Guest Lecture: “Life Behind Barbed Wire: Lessons for Today” September 20

By ehkim

2012 Guest Lecture Series for Asian American/Asian Diaspora Studies 122:
“Japanese American History: Historical and Contemporary Perspectives”

The following community elders will be speaking on campus as guests of the Asian American/Asian Diaspora Studies 122 course. This lecture is the first of a series of lectures that the course will be sponsoring this semester. Students, staff, and faculty are welcome to attend. For additional information, please contact Dr. Lisa Hirai Tsuchitani at lhtsuchitani@berkeley.edu

September 20, 2012 (Thursday):
“Life Behind Barbed Wire: Lessons for Today”
4:00 PM – 6:00 PM, 554 Barrows Hall

Mrs. Chizu Kitano Iiyama is a long-time Bay Area civil rights activist. Born and raised in San Francisco, she was a senior at U.C. Berkeley when war broke out between U.S. and Japan on December 7, 1941. It was while she was living in a horse stall at the Santa Anita Assembly Center that she would receive her diploma from the University. She served as Assistant Director of the Education and Recreation Department while at Santa Anita, and as a social worker at the Topaz War Relocation Center in Utah. Mrs. Iiyama has been active with a number of organizations over the years as an educator and a leader, including the Early Childhood Education Program at Contra Costa College, the Richmond and El Cerrito Human Relations Committees, the National Japanese American Historical Society, the National Coalition for Redress and Reparations, and the Japanese American Citizens League.

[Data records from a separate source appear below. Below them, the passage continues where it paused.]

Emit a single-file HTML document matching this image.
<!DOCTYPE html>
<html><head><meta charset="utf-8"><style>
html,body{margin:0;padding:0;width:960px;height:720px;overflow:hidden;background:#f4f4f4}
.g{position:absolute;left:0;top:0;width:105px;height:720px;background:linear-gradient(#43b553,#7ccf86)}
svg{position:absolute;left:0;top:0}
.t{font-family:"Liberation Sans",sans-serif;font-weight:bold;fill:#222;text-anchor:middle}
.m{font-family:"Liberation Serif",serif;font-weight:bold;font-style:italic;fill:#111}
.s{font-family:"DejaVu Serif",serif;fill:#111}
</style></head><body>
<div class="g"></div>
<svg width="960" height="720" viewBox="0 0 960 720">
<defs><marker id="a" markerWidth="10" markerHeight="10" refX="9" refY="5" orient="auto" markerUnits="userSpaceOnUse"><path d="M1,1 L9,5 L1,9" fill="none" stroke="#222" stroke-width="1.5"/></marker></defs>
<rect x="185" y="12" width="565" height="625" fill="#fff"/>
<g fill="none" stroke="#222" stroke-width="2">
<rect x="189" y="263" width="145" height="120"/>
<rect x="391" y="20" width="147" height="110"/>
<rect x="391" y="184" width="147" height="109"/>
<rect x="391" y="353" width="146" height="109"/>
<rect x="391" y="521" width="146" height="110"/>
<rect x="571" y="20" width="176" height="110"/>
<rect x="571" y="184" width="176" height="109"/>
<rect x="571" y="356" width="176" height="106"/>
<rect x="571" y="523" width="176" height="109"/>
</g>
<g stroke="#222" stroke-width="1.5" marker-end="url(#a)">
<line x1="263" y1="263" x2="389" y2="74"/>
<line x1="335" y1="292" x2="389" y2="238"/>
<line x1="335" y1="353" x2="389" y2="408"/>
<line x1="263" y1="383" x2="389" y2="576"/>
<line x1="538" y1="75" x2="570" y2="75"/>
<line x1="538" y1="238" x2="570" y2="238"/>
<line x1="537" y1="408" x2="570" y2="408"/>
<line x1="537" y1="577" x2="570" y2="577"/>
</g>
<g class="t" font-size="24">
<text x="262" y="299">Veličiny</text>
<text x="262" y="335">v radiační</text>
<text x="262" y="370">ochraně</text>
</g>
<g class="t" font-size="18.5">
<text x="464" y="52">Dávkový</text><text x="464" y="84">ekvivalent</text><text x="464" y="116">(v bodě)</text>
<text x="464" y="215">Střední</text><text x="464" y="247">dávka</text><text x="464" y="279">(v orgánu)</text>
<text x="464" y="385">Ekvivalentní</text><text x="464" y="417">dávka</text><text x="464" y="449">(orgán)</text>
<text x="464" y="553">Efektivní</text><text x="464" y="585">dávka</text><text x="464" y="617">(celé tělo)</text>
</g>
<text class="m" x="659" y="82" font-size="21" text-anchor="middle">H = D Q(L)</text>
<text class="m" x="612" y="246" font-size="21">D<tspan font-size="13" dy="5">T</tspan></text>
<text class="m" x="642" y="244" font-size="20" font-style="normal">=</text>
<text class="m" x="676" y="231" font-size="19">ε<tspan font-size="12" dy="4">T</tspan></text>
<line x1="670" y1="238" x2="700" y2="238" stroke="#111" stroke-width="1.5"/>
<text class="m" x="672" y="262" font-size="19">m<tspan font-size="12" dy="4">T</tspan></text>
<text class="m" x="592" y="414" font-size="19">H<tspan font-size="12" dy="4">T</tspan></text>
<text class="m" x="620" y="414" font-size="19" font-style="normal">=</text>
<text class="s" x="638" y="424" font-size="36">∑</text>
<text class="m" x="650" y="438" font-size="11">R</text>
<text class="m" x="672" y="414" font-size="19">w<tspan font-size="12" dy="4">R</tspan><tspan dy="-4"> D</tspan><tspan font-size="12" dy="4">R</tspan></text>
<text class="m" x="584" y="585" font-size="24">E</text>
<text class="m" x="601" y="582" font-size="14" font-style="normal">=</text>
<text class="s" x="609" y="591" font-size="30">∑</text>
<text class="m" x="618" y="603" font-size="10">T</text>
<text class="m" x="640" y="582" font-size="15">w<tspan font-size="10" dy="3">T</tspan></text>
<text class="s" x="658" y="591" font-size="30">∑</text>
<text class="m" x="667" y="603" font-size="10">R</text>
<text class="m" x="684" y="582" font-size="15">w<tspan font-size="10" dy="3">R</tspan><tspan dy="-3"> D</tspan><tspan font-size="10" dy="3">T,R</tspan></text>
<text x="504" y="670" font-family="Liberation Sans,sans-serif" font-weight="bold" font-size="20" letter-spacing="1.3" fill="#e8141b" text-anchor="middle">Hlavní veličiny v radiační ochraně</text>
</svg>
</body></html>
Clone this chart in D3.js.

Mr. Jimi Yamaichi grew up on his family-owned farm in San Jose during the Great Depression era. With the signing of Executive Order 9066, however, he and his family were forcibly removed from their home to the Pomona Assembly Center, and then to the concentration camps at Heart Mountain in Wyoming and at Tule Lake in California. Angered that he and others were deprived of their constitutional rights and that his older brother suffered great indignities while serving as a soldier in the US military, he became a draft
resister during this time. After the war, Mr. Yamaichi would continue his struggles against civil rights violations, eventually becoming the first Asian American allowed to join a local union. He also has served on a variety of boards and committees in San Jose’s Japantown, including the Japanese American Museum of San Jose, the San Jose-Okayama Sister City Organization,
and the Yu Ai Kai Japanese American Community Senior Service Center. He also has led the effort to restore the Tule Lake Relocation Center.

Both Mrs. Iiyama and Mr. Yamaichi will be speaking about their wartime experiences, as well as their work for economic, political, and social justice on a variety of fronts — particularly within the Asian American community.